Добавить отзывДобавить цитату

Злоречие. Иллюстрированная история

Наконец, фигура влекомого за волосы юноши у Боттичелли трактуется как аллегория Невинности и, как полагают некоторые искусствоведы, олицетворяет самого Апеллеса. Философский смысл этой сцены довольно прозрачен: спустя столетия оклеветанный не нуждается в самооправдании – за него свидетельствует само время. Оно и только оно – опаснейший противник и главнейший враг клеветы.


Сандро Боттичелли «Клевета (Оклеветание Апеллеса)», ок. 1494, дерево, темпера


Расположение персонажей у Боттичелли зеркально их описанию у Лукиана, что создает эффект обратной последовательности событий и наводит на мысль о том, что Правда и Раскаяние, возможно, слишком запоздали. Клевета изображена инфернально двойственной: это женщина-хамелеон, коварный оборотень. Наученный полуторатысячелетним опытом человек Ренессансной эпохи верил в справедливость куда меньше эллина. Но как бы то ни было, Боттичелли сделал клевету мыслезримой, художественно изреченной.

В отличие от Боттичелли, падуанский мастер Мантенья сохранил логическую последовательность легенды, изложенной Лукианом, расположив персонажей картины слева направо и сделав подписи под каждой фигурой рисунка. В этом римейке античного сюжета Клевета приближается не взволнованно, а надменно и даже торжествующе, уверенная в своем могуществе. Одновременно и образ Правды куда более сдержан и не столь патетичен, нежели у Боттичелли.

Несколько иную аллегорическую трактовку истории клеветы дал Питер Брейгель (репродукция в начале главы). Художник изобразил легковерного царя с большими, но все же не ослиными, не такими комичными ушами. Две наушницы – Невежество и Подозрительность – нежно обнимаются и уже ничего не нашептывают, лишь заинтересованно наблюдают. Ложь с Коварством не приукрашивают Клевету, просто идут вместе с ней.
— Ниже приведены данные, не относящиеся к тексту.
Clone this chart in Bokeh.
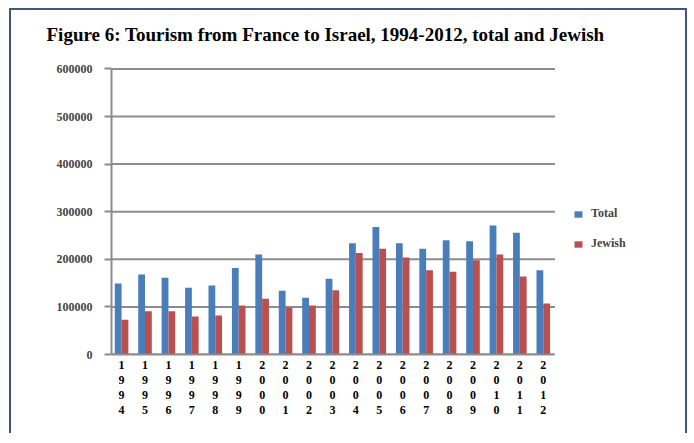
from bokeh.plotting import figure
from bokeh.models import (ColumnDataSource, Range1d, FixedTicker, NumeralTickFormatter,
                          Legend, LegendItem, LinearAxis, Title)
from bokeh.transform import dodge
from bokeh.embed import file_html
from bokeh.resources import INLINE

years = ["1994", "1995", "1996", "1997", "1998", "1999", "2000", "2001", "2002", "2003",
         "2004", "2005", "2006", "2007", "2008", "2009", "2010", "2011", "2012"]
total = [149000, 168000, 161000, 140000, 145000, 182000, 210000, 134000, 119000, 159000,
         234000, 268000, 234000, 222000, 240000, 238000, 271000, 256000, 177000]
jewish = [73000, 91000, 91000, 80000, 82000, 103000, 117000, 99000, 103000, 135000,
          213000, 222000, 204000, 177000, 174000, 198000, 210000, 164000, 107000]
y_ticks = [0, 100000, 200000, 300000, 400000, 500000, 600000]
title_text = "Figure 6: Tourism from  France to Israel, 1994-2012, total and Jewish"

idx = list(range(len(years)))
src = ColumnDataSource(dict(idx=idx, year=years, total=total, jewish=jewish))

FONT = "Liberation Serif"
GRAY = "#8c8c8c"
BORDER = "2px solid #3f5684"

x_start = -0.43
x_end_cats = len(years) - 0.5

p = figure(width=678, height=425, x_range=Range1d(x_start, 22.15), y_range=Range1d(0, 603000),
           output_backend="svg", toolbar_location=None, x_axis_type=None,
           min_border_left=100, min_border_right=49, min_border_top=57, min_border_bottom=81,
           styles={"border-top": BORDER, "border-left": BORDER, "border-right": BORDER,
                   "margin-left": "9px", "margin-top": "8px"})
p.outline_line_color = None
p.xgrid.grid_line_color = None
p.ygrid.grid_line_color = None

# horizontal gridlines spanning the category area only
p.segment(x0=[x_start] * len(y_ticks), y0=y_ticks, x1=[x_end_cats] * len(y_ticks), y1=y_ticks,
          line_color=GRAY, line_width=2)

b1 = p.vbar(x=dodge("idx", -0.145), top="total", width=0.29, source=src,
            fill_color="#4a7ebb", line_color=None)
b2 = p.vbar(x=dodge("idx", 0.145), top="jewish", width=0.29, source=src,
            fill_color="#b9504f", line_color=None)

# blank spacer axis directly above the frame (one white tick, no label text),
# keeps the title clear of the plot area
spacer = LinearAxis(ticker=FixedTicker(ticks=[x_start]), axis_line_color=None,
                    major_tick_line_color="#ffffff", minor_tick_line_color=None,
                    major_tick_out=23, major_tick_in=0, major_label_standoff=0,
                    major_label_text_font_size="0px",
                    major_label_overrides={x_start: ""})
p.add_layout(spacer, "above")

main_title = Title(text=title_text, text_font=FONT, text_font_style="bold",
                   text_font_size="19px", align="left", offset=-65, standoff=0,
                   text_color="#000000")
p.add_layout(main_title, "above")

p.yaxis.ticker = FixedTicker(ticks=y_ticks)
p.yaxis.bounds = (0, 600000)
p.yaxis.formatter = NumeralTickFormatter(format="0")
p.yaxis.axis_line_color = GRAY
p.yaxis.axis_line_width = 2
p.yaxis.major_tick_line_color = GRAY
p.yaxis.major_tick_line_width = 2
p.yaxis.major_tick_out = 7
p.yaxis.major_tick_in = 0
p.yaxis.minor_tick_line_color = None
p.yaxis.major_label_text_font = FONT
p.yaxis.major_label_text_font_style = "bold"
p.yaxis.major_label_text_font_size = "12px"
p.yaxis.major_label_standoff = 12

# year labels written vertically, one digit per row: one axis per digit row
x_axes = []
for i in range(4):
    ax = LinearAxis(ticker=FixedTicker(ticks=idx), major_tick_line_color=None,
                    minor_tick_line_color=None, major_tick_out=0, major_tick_in=0,
                    major_label_standoff=6 if i == 0 else 4)
    if i == 0:
        ax.axis_line_color = GRAY
        ax.axis_line_width = 2
        ax.bounds = (x_start, x_end_cats)
    else:
        ax.axis_line_color = None
    ax.major_label_overrides = {k: years[k][i] for k in idx}
    ax.major_label_text_font = FONT
    ax.major_label_text_font_style = "bold"
    ax.major_label_text_font_size = "12px"
    ax.major_label_text_color = "#000000"
    p.add_layout(ax, "below")
    x_axes.append(ax)

legend = Legend(items=[LegendItem(label="Total", renderers=[b1]),
                       LegendItem(label="Jewish", renderers=[b2])],
                location=(462, 103))
legend.border_line_color = None
legend.background_fill_alpha = 0
legend.margin = 0
legend.padding = 0
legend.spacing = 15
legend.glyph_width = 10
legend.glyph_height = 8
legend.label_standoff = 8
legend.label_text_font = FONT
legend.label_text_font_style = "bold"
legend.label_text_font_size = "12px"
p.add_layout(legend, "center")

open("out.html", "w").write(file_html(p, INLINE))
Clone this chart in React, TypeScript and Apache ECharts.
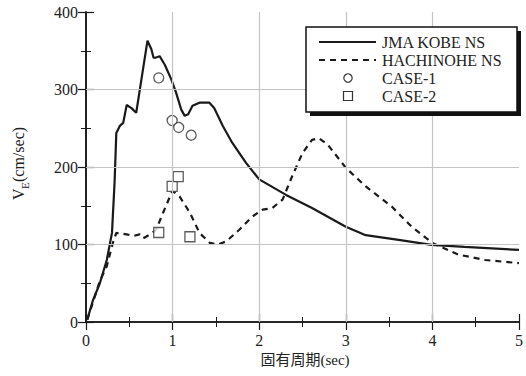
import React, { useEffect, useRef } from "react";
import * as echarts from "echarts";

// JMA KOBE NS (solid)
const kobePeriod = [0.015, 0.08, 0.16, 0.24, 0.30, 0.33, 0.35, 0.39, 0.43, 0.47, 0.525, 0.58, 0.64, 0.71, 0.755, 0.78, 0.80, 0.85, 0.91, 0.985, 1.04, 1.10, 1.14, 1.18, 1.23, 1.31, 1.425, 1.48, 1.58, 1.69, 1.85, 2.0, 2.31, 2.61, 3.0, 3.23, 3.61, 3.99, 4.37, 5.0];
const kobeVE = [3, 28, 50, 80, 115, 180, 244, 253, 257, 280, 276, 270, 313, 363, 352, 341, 341, 343, 332, 313, 296, 274, 266, 268, 279, 283, 283, 276, 253, 231, 205, 184, 164, 147, 123, 112, 106, 99.6, 97, 93];

// HACHINOHE NS (dashed)
const hachiPeriod = [0.015, 0.16, 0.24, 0.31, 0.35, 0.47, 0.55, 0.62, 0.66, 0.74, 0.81, 0.89, 0.97, 1.0, 1.08, 1.20, 1.31, 1.43, 1.52, 1.62, 1.77, 1.92, 2.04, 2.15, 2.27, 2.38, 2.50, 2.61, 2.69, 2.79, 3.0, 3.23, 3.53, 3.76, 4.0, 4.30, 4.61, 5.0];
const hachiVE = [3, 53, 72, 102, 115, 113, 111, 113, 108, 113, 119, 141, 162, 169, 162, 141, 115, 102, 100, 104, 119, 136, 145, 147, 158, 188, 218, 235, 237, 229, 199, 175, 149, 123, 102, 87, 80, 76];

// CASE-1 (circles)
const case1Period = [0.84, 0.995, 1.07, 1.215];
const case1VE = [315, 260, 251, 241];

// CASE-2 (squares)
const case2Period = [0.84, 0.995, 1.065, 1.20];
const case2VE = [115.5, 175, 187.6, 110];

const xTicks = [0, 1, 2, 3, 4, 5];
const yTicks = [0, 100, 200, 300, 400];

const legendNames = ["JMA KOBE NS", "HACHINOHE NS", "CASE-1", "CASE-2"];

const zip = (a: number[], b: number[]) => a.map((v, i) => [v, b[i]]);

const INK = "#1a1a1a";
const SERIF = "'Liberation Serif', 'DejaVu Serif', serif";

export default function App() {
  const ref = useRef<HTMLDivElement>(null);
  useEffect(() => {
    if (!ref.current) return;
    const chart = echarts.init(ref.current, null, { renderer: "svg" });
    const axisCommon = {
      type: "value" as const,
      axisLine: { show: true, lineStyle: { color: INK, width: 1.6 } },
      axisTick: { show: true, inside: true, length: 8, lineStyle: { color: INK, width: 1.2 } },
      minorTick: { show: true, splitNumber: 2, length: 5, lineStyle: { color: INK, width: 1 } },
      splitLine: { show: false },
    };
    chart.setOption({
      animation: false,
      backgroundColor: "#ffffff",
      grid: { left: 86, right: 4, top: 12, bottom: 54, containLabel: false },
      xAxis: [
        {
          ...axisCommon,
          min: xTicks[0],
          max: xTicks[xTicks.length - 1],
          interval: 1,
          position: "bottom",
          axisLabel: { color: "#222", fontFamily: SERIF, fontSize: 16, margin: 10 },
        },
        {
          ...axisCommon,
          min: xTicks[0],
          max: xTicks[xTicks.length - 1],
          interval: 1,
          position: "top",
          axisLabel: { show: false },
        },
      ],
      yAxis: [
        {
          ...axisCommon,
          min: yTicks[0],
          max: yTicks[yTicks.length - 1],
          interval: 100,
          position: "left",
          axisLabel: { color: "#222", fontFamily: SERIF, fontSize: 16, margin: 8 },
        },
        {
          ...axisCommon,
          min: yTicks[0],
          max: yTicks[yTicks.length - 1],
          interval: 100,
          position: "right",
          axisLabel: { show: false },
        },
      ],
      series: [
        {
          name: "grid",
          type: "line",
          data: [],
          z: 1,
          silent: true,
          markLine: {
            silent: true,
            symbol: "none",
            label: { show: false },
            lineStyle: { color: "#c4c4c4", width: 1.2, type: "solid" },
            data: [
              ...xTicks.slice(1, -1).map((v) => ({ xAxis: v })),
              ...yTicks.slice(1, -1).map((v) => ({ yAxis: v })),
            ],
          },
        },
        {
          name: legendNames[0],
          type: "line",
          data: zip(kobePeriod, kobeVE),
          symbol: "none",
          lineStyle: { color: INK, width: 2.2 },
          z: 3,
        },
        {
          name: legendNames[1],
          type: "line",
          data: zip(hachiPeriod, hachiVE),
          symbol: "none",
          lineStyle: { color: INK, width: 2.2, type: [6, 5] },
          z: 3,
        },
        {
          name: legendNames[2],
          type: "scatter",
          data: zip(case1Period, case1VE),
          symbol: "circle",
          symbolSize: 10,
          itemStyle: { color: "#ffffff", borderColor: "#333", borderWidth: 1.3 },
          z: 4,
        },
        {
          name: legendNames[3],
          type: "scatter",
          data: zip(case2Period, case2VE),
          symbol: "rect",
          symbolSize: 10,
          itemStyle: { color: "#ffffff", borderColor: "#333", borderWidth: 1.3 },
          z: 4,
        },
      ],
      graphic: [
        {
          type: "text",
          x: 305,
          y: 360,
          z: 100,
          style: {
            text: "固有周期(sec)",
            fill: "#222",
            font: "15px 'Liberation Serif', 'Noto Sans CJK JP', serif",
            align: "center",
            verticalAlign: "middle",
          },
        },
        {
          type: "group",
          x: 18,
          y: 163,
          rotation: Math.PI / 2,
          z: 100,
          children: [
            {
              type: "text",
              x: -37,
              y: 0,
              style: { text: "V", fill: "#222", font: `16px ${SERIF}`, align: "left", verticalAlign: "middle" },
            },
            {
              type: "text",
              x: -26,
              y: 7,
              style: { text: "E", fill: "#222", font: `11px ${SERIF}`, align: "left", verticalAlign: "middle" },
            },
            {
              type: "text",
              x: -19,
              y: 0,
              style: { text: "(cm/sec)", fill: "#222", font: `16px ${SERIF}`, align: "left", verticalAlign: "middle" },
            },
          ],
        },
        // legend box with shadow
        {
          type: "rect",
          z: 100,
          shape: { x: 310, y: 31, width: 211, height: 85 },
          style: { fill: "#111" },
        },
        {
          type: "rect",
          z: 101,
          shape: { x: 306, y: 27, width: 211, height: 85 },
          style: { fill: "#ffffff", stroke: "#111", lineWidth: 1.5 },
        },
        {
          type: "line",
          z: 102,
          shape: { x1: 319, y1: 42, x2: 376, y2: 42 },
          style: { stroke: INK, lineWidth: 2 },
        },
        {
          type: "line",
          z: 102,
          shape: { x1: 319, y1: 60, x2: 376, y2: 60 },
          style: { stroke: INK, lineWidth: 2, lineDash: [6, 5] },
        },
        {
          type: "circle",
          z: 102,
          shape: { cx: 348, cy: 78, r: 4.2 },
          style: { fill: "#fff", stroke: "#333", lineWidth: 1.2 },
        },
        {
          type: "rect",
          z: 102,
          shape: { x: 343.5, y: 91.5, width: 9, height: 9 },
          style: { fill: "#fff", stroke: "#333", lineWidth: 1.2 },
        },
        ...legendNames.map((name, i) => ({
          type: "text",
          z: 102,
          x: 382,
          y: 42 + i * 18,
          style: { text: name, fill: "#222", font: `16px ${SERIF}`, align: "left", verticalAlign: "middle" },
        })),
      ],
    });
    return () => chart.dispose();
  }, []);
  return (
    <div
      ref={ref}
      style={{ position: "fixed", left: 0, top: 0, width: 526, height: 376, background: "#fff" }}
    />
  );
}
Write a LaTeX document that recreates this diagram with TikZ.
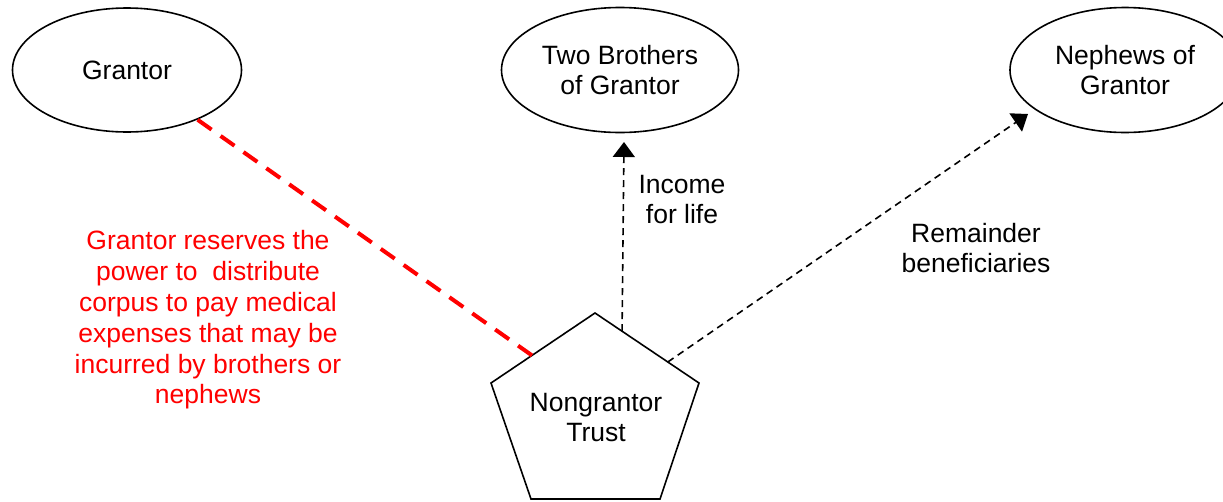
\documentclass[tikz,border=0pt]{standalone}
\usepackage{fontspec}
\setmainfont{Liberation Sans}
\usetikzlibrary{shapes.geometric,arrows.meta,calc}
\begin{document}
\begin{tikzpicture}[x=1pt,y=-1pt,
  lbl/.style={align=center,inner sep=0pt,font=\fontsize{26.5}{30}\selectfont},
  oval/.style={ellipse,draw=black,line width=1.6pt,inner sep=0pt,lbl},
  blkdash/.style={draw=black,line width=1.6pt,dash pattern=on 7pt off 5pt},
  tip/.style={-{Triangle[length=15pt,width=22pt]}},
  reddash/.style={draw=red,line width=4pt,dash pattern=on 17pt off 11pt}]
\useasboundingbox (0,0) rectangle (1223,501);
\clip (0,0) rectangle (1223,501);
% ellipses
\node[oval,minimum width=229pt,minimum height=124pt] (grantor) at (127,70) {Grantor};
\node[oval,minimum width=237pt,minimum height=125pt] (brothers) at (620,70) {Two Brothers\\of Grantor};
\node[oval,minimum width=230pt,minimum height=125pt] (nephews) at (1125,70) {Nephews of\\Grantor};
% pentagon
\coordinate (pt) at (595,313);
\coordinate (pl) at (491,383);
\coordinate (pr) at (699,383);
\coordinate (pbl) at (531,499);
\coordinate (pbr) at (660,499);
\draw[line width=1.6pt,line join=miter] (pt) -- (pr) -- (pbr) -- (pbl) -- (pl) -- cycle;
\node[lbl] (trust) at (596,418) {Nongrantor\\Trust};
% connector anchors on the pentagon
\coordinate (redstart) at ($(pt)!0.606!(pl)$);
\coordinate (brostart) at ($(pt)!0.26!(pr)$);
\coordinate (nepstart) at ($(pt)!0.70!(pr)$);
\coordinate (brotip) at (624,142);
\coordinate (neptip) at (1028,114);
% connectors
\draw[reddash,shorten >=-4pt] (redstart) -- (grantor);
\draw[blkdash,tip] (brostart) -- (brotip);
\draw[blkdash,tip] (nepstart) -- (neptip);
% labels
\node[lbl] (income) at (682,200) {Income\\for life};
\node[lbl] (remainder) at (976,248) {Remainder\\beneficiaries};
\node[lbl,text=red,font=\fontsize{26.5}{30.8}\selectfont] (power) at (208,320) {Grantor reserves the\\power to\ \ distribute\\corpus to pay medical\\expenses that may be\\incurred by brothers or\\nephews};
\end{tikzpicture}
\end{document}
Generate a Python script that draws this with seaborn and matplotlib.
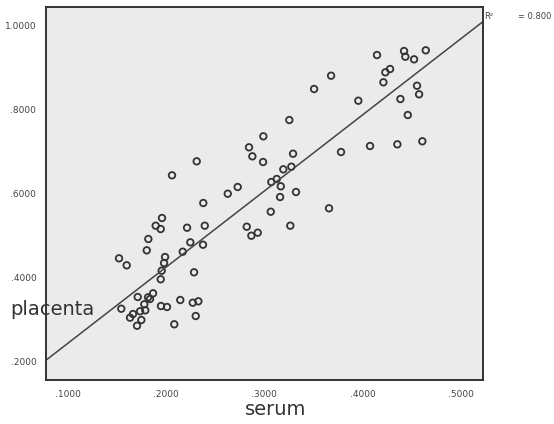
import matplotlib
matplotlib.use("Agg")
import matplotlib.pyplot as plt
import seaborn as sns
import pandas as pd


serum = [0.1522, 0.1600, 0.1545, 0.1634, 0.1664, 0.1705, 0.1712, 0.1736, 0.1749, 0.1779,
         0.1789, 0.1804, 0.1820, 0.1817, 0.1837, 0.1868, 0.1895, 0.1946, 0.1959, 0.1990,
         0.1980, 0.1956, 0.1946, 0.1949, 0.2010, 0.2061, 0.2084, 0.2145, 0.2170, 0.2214,
         0.2247, 0.2272, 0.2285, 0.2302, 0.2312, 0.2329, 0.2376, 0.2379, 0.2394, 0.2628,
         0.2729, 0.2821, 0.2844, 0.2868, 0.2878, 0.2933, 0.2987, 0.2990, 0.3065, 0.3071,
         0.3126, 0.3160, 0.3167, 0.3193, 0.3254, 0.3264, 0.3275, 0.3292, 0.3322, 0.3506,
         0.3658, 0.3679, 0.3780, 0.3956, 0.4075, 0.4146, 0.4211, 0.4231, 0.4279, 0.4353,
         0.4384, 0.4421, 0.4434, 0.4459, 0.4523, 0.4553, 0.4574, 0.4607, 0.4642]
placenta = [0.4458, 0.4292, 0.3261, 0.3048, 0.3135, 0.2857, 0.3539, 0.3200, 0.2993, 0.3366,
            0.3223, 0.4648, 0.4917, 0.3532, 0.3492, 0.3627, 0.5233, 0.5154, 0.5416, 0.4489,
            0.4347, 0.4164, 0.3960, 0.3325, 0.3302, 0.6430, 0.2891, 0.3468, 0.4615, 0.5185,
            0.4838, 0.3404, 0.4126, 0.3088, 0.6762, 0.3437, 0.4781, 0.5772, 0.5233, 0.5993,
            0.6152, 0.5209, 0.7095, 0.4995, 0.6881, 0.5067, 0.6746, 0.7356, 0.5565, 0.6271,
            0.6342, 0.5914, 0.6169, 0.6572, 0.7743, 0.5233, 0.6634, 0.6943, 0.6033, 0.8480,
            0.5646, 0.8796, 0.6983, 0.8202, 0.7126, 0.9287, 0.8639, 0.8876, 0.8955, 0.7166,
            0.8242, 0.9382, 0.9247, 0.7862, 0.9185, 0.8558, 0.8354, 0.7238, 0.9399]

x_ticks = [0.1, 0.2, 0.3, 0.4, 0.5]
y_ticks = [0.2, 0.4, 0.6, 0.8, 1.0]
r2_text = "= 0.800"

df = pd.DataFrame({"serum": serum, "placenta": placenta})

sns.set_style("white")
plt.rcParams['font.family'] = ['DejaVu Sans']

fig = plt.figure(figsize=(5.54, 4.24), dpi=100)
ax = fig.add_axes([0.083, 0.1038, 0.789, 0.8797])
ax.set_facecolor("#ebebeb")
ax.set_xlim(0.0779, 0.5225)
ax.set_ylim(0.1568, 1.0428)

sns.scatterplot(data=df, x="serum", y="placenta", ax=ax, marker="o",
                facecolor="none", edgecolor="#333333", linewidth=1.3, s=22)
sns.regplot(data=df, x="serum", y="placenta", ax=ax, scatter=False, ci=None,
            truncate=False, line_kws={"color": "#444444", "linewidth": 1.1})
ax.set_xlim(0.0779, 0.5225)
ax.set_ylim(0.1568, 1.0428)

ax.set_xticks(x_ticks)
ax.set_yticks(y_ticks)
ax.set_xticklabels(["." + f"{v:.4f}".split(".")[1] for v in x_ticks], fontsize=6.5, color="#444444")
ax.set_yticklabels([f"{v:.4f}" if v >= 1 else "." + f"{v:.4f}".split(".")[1] for v in y_ticks],
                   fontsize=6.5, color="#444444")
ax.tick_params(axis="both", direction="out", length=5, width=1.2, color="#333333", pad=2)

for side in ["left", "bottom", "top", "right"]:
    ax.spines[side].set_color("#333333")
    ax.spines[side].set_linewidth(1.4)

ax.set_xlabel("serum", fontsize=14, color="#333333", va="center")
ax.xaxis.set_label_coords(0.526, -0.08)
ax.set_ylabel("placenta", fontsize=14, color="#333333", rotation=0, ha="left", va="center")
ax.yaxis.set_label_coords(-0.082, 0.188)

ax.text(1.003, 0.975, "R²", transform=ax.transAxes, fontsize=6, color="#444444", va="center")
ax.text(1.08, 0.975, r2_text, transform=ax.transAxes, fontsize=6, color="#444444", va="center")

plt.savefig("out.png", dpi=100)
Андреа Мантенья «Клевета Апеллеса», эскиз, втор. пол. XV в., бумага, перо коричневым тоном, подсветка белым


Корнелис Корт «Клевета Апеллеса», реплика[1] картины Федерико Цуккаро, 1572, гравюра на слоновой кости


Истина предстает в образе коленопреклоненного нагого мужчины. Подпись под фигурой, место которой и у Лукиана, и у Боттичелли занимала Истина, гласит: «Caritas» – Милосердие, жертвенная любовь. Милосердием обнажается порочность зависти и обличается низость клеветы. Любовь смиряет гневные сердца и замыкает злоречивые уста. При этом Брейгель, как отмечают искусствоведы, придал античному сюжету одновременно универсальность и злободневность, учитывая политическую ситуацию в Нидерландах своей эпохи. Подписи под фигурами ассоциируются не с философскими трактатами, а с политическими карикатурами.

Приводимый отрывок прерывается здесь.